In 2014 Rutger Bregman, a Dutch historian and journalist, published a book called Utopia for Realists. In it, he makes a surprisingly convincing case that, despite what we might currently believe about the state of the world, life is getting better for the overwhelming majority of the world’s citizens.
He carefully documents how human beings today are, on the whole, far better fed, better educated, richer, cleaner and healthier than we were even two hundred years ago. And how there is less conflict today, and how we have more capacity to solve large-scale crises as they arise.
Perhaps because Mr. Bregman offered a glimpse of light under what often feels like gloomy skies, the book quickly became an international bestseller. Humans may be better fed today that we were not so long ago, but it seems that we are always hungry for a word of hope.
I mention this because, just three years after the book’s initial publication, it feels like we are again in a time when we could use another glimpse of light, when another word of bright hope would be a welcome reprieve from the steady torrent of distressing news we read about in the newspaper (stories I won’t recount here in this space).
Toward that end, I think it’s helpful to remember that we are not the first people to feel distressed by the circumstances in which we find ourselves. After Jesus took his leave from his disciples, we know that, as a group, they were so frightened by the prospect of facing life without their remarkable leader that they spent their days hiding in an upper room behind locked doors.
You can’t blame them, really. They were but a small group whose members Jesus had charged to go into all the world and teach his way of love and peace in places they’d never been before, in cultures they didn’t understand, to people who didn’t even share their language, let alone their values.
It must have felt like an overwhelming challenge. Who wouldn’t want to stay hidden away under those circumstances?
We also know that on Pentecost, something happened that changed all that, something that enabled this timid group of fledgling disciples to go out into the world and, against all odds, establish communities of love and faith — little outposts of the Realm of God — across the Mediterranean world.

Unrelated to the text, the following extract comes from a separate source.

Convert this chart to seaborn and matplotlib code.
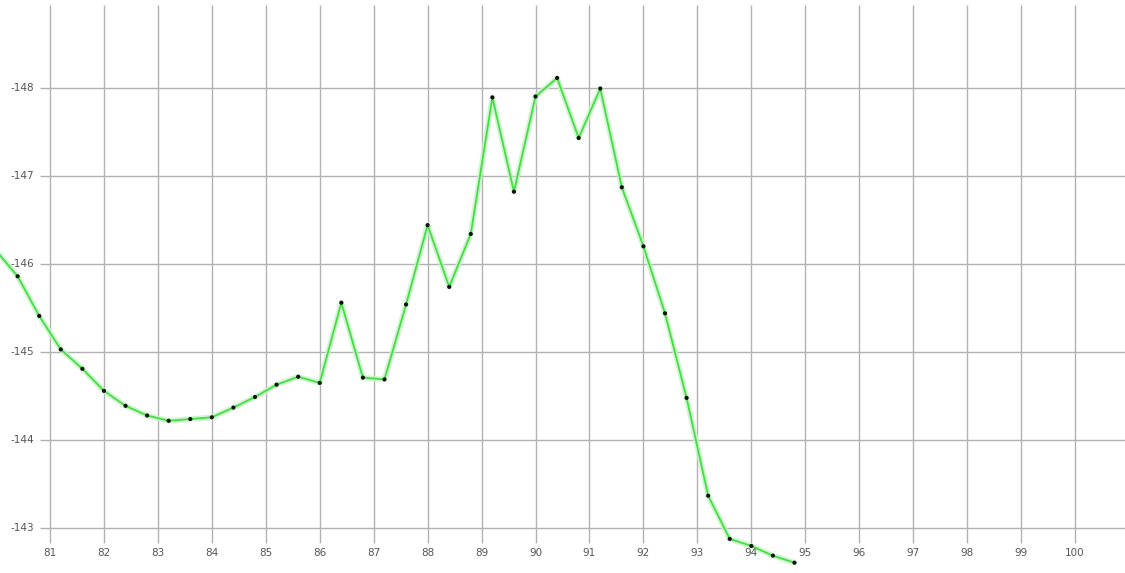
import matplotlib
matplotlib.use("Agg")
import matplotlib.pyplot as plt
import seaborn as sns
import pandas as pd

# ==========================================
#   DATA
# ==========================================
x_vals = [80.0, 80.4, 80.8, 81.2, 81.6, 82.0, 82.4, 82.8, 83.2, 83.6, 84.0,
          84.4, 84.8, 85.2, 85.6, 86.0, 86.4, 86.8, 87.2, 87.6, 88.0,
          88.4, 88.8, 89.2, 89.6, 90.0, 90.4, 90.8, 91.2, 91.6, 92.0,
          92.4, 92.8, 93.2, 93.6, 94.0, 94.4, 94.8]
y_vals = [-146.15, -145.86, -145.41, -145.03, -144.81, -144.56, -144.39, -144.28,
          -144.22, -144.24, -144.26, -144.37, -144.49, -144.63, -144.72,
          -144.65, -145.56, -144.71, -144.69, -145.54, -146.44, -145.74,
          -146.34, -147.89, -146.82, -147.90, -148.11, -147.43, -147.99,
          -146.87, -146.20, -145.44, -144.48, -143.37, -142.88, -142.80,
          -142.69, -142.61]
# measured dots (first one sits outside the view)
dot_x = x_vals[1:]
dot_y = y_vals[1:]

x_ticks = list(range(81, 101))
y_ticks = [-148, -147, -146, -145, -144, -143]
y_tick_labels = ["-148", "-147", "-146", "-145", "-144", "-143"]

df = pd.DataFrame({"x": x_vals, "y": y_vals})
dots = pd.DataFrame({"x": dot_x, "y": dot_y})

# ==========================================
#   FIGURE
# ==========================================
sns.set_style("white")
fig = plt.figure(figsize=(11.25, 5.73), dpi=100)
ax = fig.add_axes([0, 0, 1, 1])
ax.set_xlim(80.073, 100.927)
ax.set_ylim(-142.493, -148.995)  # inverted axis
for s in ax.spines.values():
    s.set_visible(False)
ax.set_xticks([])
ax.set_yticks([])

# grid
ax.vlines(x_ticks, 0.052, 0.991, transform=ax.get_xaxis_transform(),
          color="#b2b2b2", lw=1.0, zorder=1)
ax.hlines(y_ticks, 0.0356, 1.0, transform=ax.get_yaxis_transform(),
          color="#b2b2b2", lw=1.0, zorder=1)

# tick labels drawn inside the plot area
for xt in x_ticks:
    ax.text(xt, 0.035, str(xt), transform=ax.get_xaxis_transform(),
            ha="center", va="center", fontsize=7.5, color="#555555")
for yt, lab in zip(y_ticks, y_tick_labels):
    ax.text(0.0196, yt, lab, transform=ax.get_yaxis_transform(),
            ha="center", va="center", fontsize=7.5, color="#555555")

# curve: soft halo + green line + black dots
sns.lineplot(data=df, x="x", y="y", ax=ax, color="#c6f3c6", lw=4,
             alpha=0.8, zorder=2, sort=False)
sns.lineplot(data=df, x="x", y="y", ax=ax, color="#44dd44", lw=1.3,
             zorder=3, sort=False)
sns.scatterplot(data=dots, x="x", y="y", ax=ax, color="#111111", s=9,
                edgecolor="none", zorder=4)
ax.set_xlabel("")
ax.set_ylabel("")

fig.savefig("out.png", dpi=100)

How did they do this? What kept them going when things got hard — when their new leaders were jailed, for example? Or when the urgings of the Spirit to welcome strangers, to expand their tent, to expand their understanding of what God’s love means and what it looks like in practice, were met with resistance, sometimes from within the membership of these very communities?
I believe these are important questions. I also believe that looking at them afresh could offer us insights not only into how to be our own vibrant and viable community of love and faith in these challenging times, but how the process of rising to meet these challenges might make more of us.
Which is why I am announcing here my summer sermon series, Utopia for Realists: Lessons from God’s People Then, for God’s People Now.
We’ll anchor the series in stories from the book of Acts, and in passages from the epistles to the early churches. We’ll look at the words of hope that anchored and inspired these early communities; the ways they found joy in one another’s company; the ways they worked out their conflicts and differences, and, of course, the ways they rose to meet the challenges and opportunities of their time.
Utopia for realists. Or, as I like to call it, the Kingdom of God.